His marriage did not go well and the couple divorced in 1984, with Henri remarrying the same year. This unauthorised marriage caused his father to revoke the status of crown prince and declare his son disinherited.

Tensions subsided over the years and his father restored the heir apparent status in 1991. Henri became the pretender to the throne following his father’s death in 1999.

Henri published eight books between 1989 and 2016, was also a painter and launched a brand of perfume.

He unsuccessfully ran in the 2004 European elections with the Alliance Royale, a Eurosceptic political party dedicated to establishing a constitutional monarchy in France.

Rival claims to throne

In an irony of history, Henri passed away on the anniversary of the death of Louis XVI, who was executed on 21 January 1793.

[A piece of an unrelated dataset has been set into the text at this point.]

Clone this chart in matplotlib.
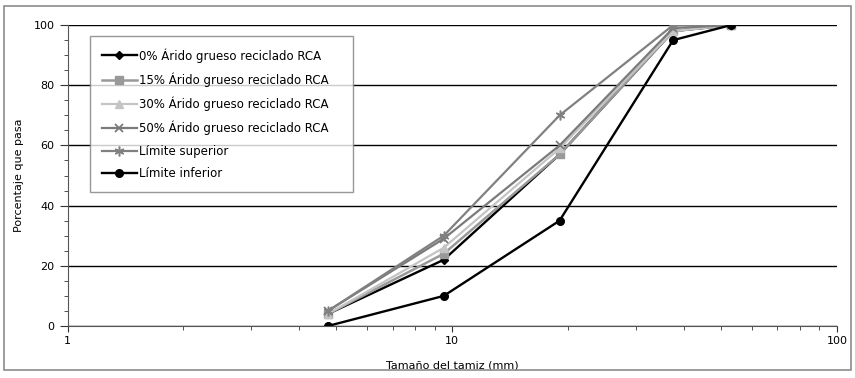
import matplotlib.pyplot as plt
from matplotlib.patches import Rectangle
from matplotlib.ticker import FixedLocator, NullFormatter

# Sieve sizes (mm) and percent passing for each mix and the grading limits
sieves = [4.75, 9.5, 19, 37.5, 53]
rca_0 = [4, 22, 57, 98, 100]
rca_15 = [4, 24, 57, 98, 100]
rca_30 = [4, 26, 59, 98, 100]
rca_50 = [5, 29, 60, 99, 100]
lim_sup = [5, 30, 70, 100, 100]
lim_inf = [0, 10, 35, 95, 100]

labels = [
    "0% Árido grueso reciclado RCA",
    "15% Árido grueso reciclado RCA",
    "30% Árido grueso reciclado RCA",
    "50% Árido grueso reciclado RCA",
    "Límite superior",
    "Límite inferior",
]

plt.rcParams["font.family"] = ["DejaVu Sans"]

fig = plt.figure(figsize=(8.55, 3.78), dpi=100)
ax = fig.add_axes([0.079, 0.1376, 0.9, 0.796])

# outer chart border
fig.patches.append(Rectangle((0.005, 0.02), 0.99, 0.965, transform=fig.transFigure,
                             fill=False, edgecolor="#8c8c8c", lw=1.2))

ax.plot(sieves, rca_0, color="black", lw=1.7, marker="D", ms=4.5, label=labels[0])
ax.plot(sieves, rca_15, color="#999999", lw=1.8, marker="s", ms=6, label=labels[1])
ax.plot(sieves, rca_30, color="#c4c4c4", lw=1.6, marker="^", ms=6, label=labels[2])
ax.plot(sieves, rca_50, color="#7a7a7a", lw=1.6, marker="x", ms=6, mew=1.3,
        label=labels[3])
ax.plot(sieves, lim_sup, color="#808080", lw=1.6, marker=(6, 2, 0), ms=7, mew=1.1,
        label=labels[4])
ax.plot(sieves, lim_inf, color="black", lw=1.7, marker="o", ms=5.5, label=labels[5])

ax.set_xscale("log")
ax.set_xlim(1, 100)
ax.set_ylim(0, 100)
ax.set_yticks([0, 20, 40, 60, 80, 100])
ax.yaxis.set_minor_locator(FixedLocator(range(0, 101, 5)))
ax.set_xticks([1, 10, 100])
ax.set_xticklabels(["1", "10", "100"])
ax.xaxis.set_minor_formatter(NullFormatter())

ax.grid(axis="y", which="major", color="black", lw=1.0)
ax.set_axisbelow(True)
for side in ["top", "right"]:
    ax.spines[side].set_visible(False)
ax.spines["left"].set_color("#555555")
ax.spines["bottom"].set_color("#555555")

ax.tick_params(axis="both", which="major", labelsize=8, length=4, direction="out",
               color="#333333")
ax.tick_params(axis="both", which="minor", length=3, direction="out", color="#333333")
ax.tick_params(axis="y", which="major", length=6)

ax.set_xlabel("Tamaño del tamiz (mm)", fontsize=8, labelpad=10)
ax.set_ylabel("Porcentaje que pasa", fontsize=8, labelpad=7)

leg = ax.legend(loc="upper left", bbox_to_anchor=(0.029, 0.0, 0.342, 0.963),
                mode="expand", borderaxespad=0, fontsize=8.5,
                frameon=True, fancybox=False, edgecolor="#7f7f7f",
                handlelength=3.0, labelspacing=0.82, borderpad=1.0,
                handletextpad=0.2)
leg.get_frame().set_linewidth(1.0)

plt.savefig("out.png", dpi=100)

Henri was descended from the brother of Louis XIV as well as Philippe-Egalité, who voted for Louis XVI’s execution and earned the House of Orléans line the disdain of the House of Bourbon.

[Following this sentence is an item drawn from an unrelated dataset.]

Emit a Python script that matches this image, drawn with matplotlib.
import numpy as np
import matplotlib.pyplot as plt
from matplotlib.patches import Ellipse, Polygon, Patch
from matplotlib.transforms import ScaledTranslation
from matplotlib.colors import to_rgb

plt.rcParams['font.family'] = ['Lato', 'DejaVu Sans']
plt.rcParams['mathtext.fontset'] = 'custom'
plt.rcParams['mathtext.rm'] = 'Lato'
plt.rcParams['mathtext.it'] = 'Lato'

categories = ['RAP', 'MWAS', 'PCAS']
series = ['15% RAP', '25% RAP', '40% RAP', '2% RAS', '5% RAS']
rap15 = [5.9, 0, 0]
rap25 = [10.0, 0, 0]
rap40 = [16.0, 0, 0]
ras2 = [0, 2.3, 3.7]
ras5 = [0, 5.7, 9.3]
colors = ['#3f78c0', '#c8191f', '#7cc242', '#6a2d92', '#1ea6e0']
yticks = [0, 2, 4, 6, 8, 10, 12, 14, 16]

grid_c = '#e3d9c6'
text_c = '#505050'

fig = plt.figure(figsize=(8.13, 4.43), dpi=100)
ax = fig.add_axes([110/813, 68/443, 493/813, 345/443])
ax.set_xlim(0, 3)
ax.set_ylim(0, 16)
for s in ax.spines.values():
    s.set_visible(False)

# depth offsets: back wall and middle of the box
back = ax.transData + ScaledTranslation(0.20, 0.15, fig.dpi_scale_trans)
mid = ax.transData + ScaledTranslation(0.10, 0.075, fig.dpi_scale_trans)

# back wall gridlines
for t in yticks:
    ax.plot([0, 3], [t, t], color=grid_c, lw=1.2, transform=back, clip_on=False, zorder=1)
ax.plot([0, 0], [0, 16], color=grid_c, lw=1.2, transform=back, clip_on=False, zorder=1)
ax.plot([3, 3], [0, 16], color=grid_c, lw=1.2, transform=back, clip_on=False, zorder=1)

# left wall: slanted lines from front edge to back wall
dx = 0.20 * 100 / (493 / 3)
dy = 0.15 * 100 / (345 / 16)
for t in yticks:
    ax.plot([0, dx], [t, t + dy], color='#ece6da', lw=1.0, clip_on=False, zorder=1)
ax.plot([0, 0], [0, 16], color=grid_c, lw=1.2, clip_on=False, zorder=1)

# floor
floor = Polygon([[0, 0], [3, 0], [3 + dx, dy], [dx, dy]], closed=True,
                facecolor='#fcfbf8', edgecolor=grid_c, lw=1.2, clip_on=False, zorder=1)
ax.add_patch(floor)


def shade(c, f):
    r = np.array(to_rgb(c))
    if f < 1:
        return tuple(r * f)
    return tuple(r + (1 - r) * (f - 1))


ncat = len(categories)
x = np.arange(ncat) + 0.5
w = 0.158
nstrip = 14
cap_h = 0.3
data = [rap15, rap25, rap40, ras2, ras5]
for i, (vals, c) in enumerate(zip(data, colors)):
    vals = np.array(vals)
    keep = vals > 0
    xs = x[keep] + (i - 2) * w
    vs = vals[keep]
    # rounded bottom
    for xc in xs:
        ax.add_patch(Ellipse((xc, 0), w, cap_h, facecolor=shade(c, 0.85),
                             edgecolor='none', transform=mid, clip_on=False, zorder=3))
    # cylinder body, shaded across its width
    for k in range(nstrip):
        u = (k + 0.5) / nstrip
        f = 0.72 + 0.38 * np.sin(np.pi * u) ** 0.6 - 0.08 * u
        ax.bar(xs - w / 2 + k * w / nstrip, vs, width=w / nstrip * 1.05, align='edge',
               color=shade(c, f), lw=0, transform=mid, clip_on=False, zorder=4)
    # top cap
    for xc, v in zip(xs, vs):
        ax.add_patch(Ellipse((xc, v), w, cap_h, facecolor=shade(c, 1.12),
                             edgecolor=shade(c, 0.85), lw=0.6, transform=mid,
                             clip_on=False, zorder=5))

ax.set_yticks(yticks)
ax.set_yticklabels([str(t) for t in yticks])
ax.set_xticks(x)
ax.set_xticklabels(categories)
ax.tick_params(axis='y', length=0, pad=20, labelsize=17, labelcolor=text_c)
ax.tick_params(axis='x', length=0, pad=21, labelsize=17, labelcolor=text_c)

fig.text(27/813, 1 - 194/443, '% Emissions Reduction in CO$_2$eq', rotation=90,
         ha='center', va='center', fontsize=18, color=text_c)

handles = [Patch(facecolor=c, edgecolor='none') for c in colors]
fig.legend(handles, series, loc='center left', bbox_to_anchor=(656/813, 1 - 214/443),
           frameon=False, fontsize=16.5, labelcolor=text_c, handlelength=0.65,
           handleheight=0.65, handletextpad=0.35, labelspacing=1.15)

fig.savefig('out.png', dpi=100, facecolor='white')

From 1987 to 1989, Henri challenged the legal right of his cousin Louis-Alphonse de Bourbon, another pretender to the throne as Louis XX, to use the French royal coat of arms and the title Duke of Anjou.

However, the courts of the French Fifth Republic noted they lacked jurisdiction in disputes over dynastic claims of former royal houses.

Henri’s claim was recognised by Action Française, a royalist political movement that has existed since 1899 and had considerable influence in the early part of the 20th century.

“Our prince, who brought the royal house into the 21st century, never ceased to assume his role and his legacy,” the royalists said in a statement published Tuesday.

“Despite the obstacles and despite criticism, the prince helped to maintain royal France at centre stage, publishing books, political notes, speaking as much as possible to share with the French his fears for the future of our nation.

“Today, royal France is in mourning, our monarchist hearts are bleeding, with the news of the passing of the ‘King of our Hearts’, but we view the future with serenity, because today his son, Prince Jean of France, takes up the role of his father and a new reign begins, that of King Jean IV of France.”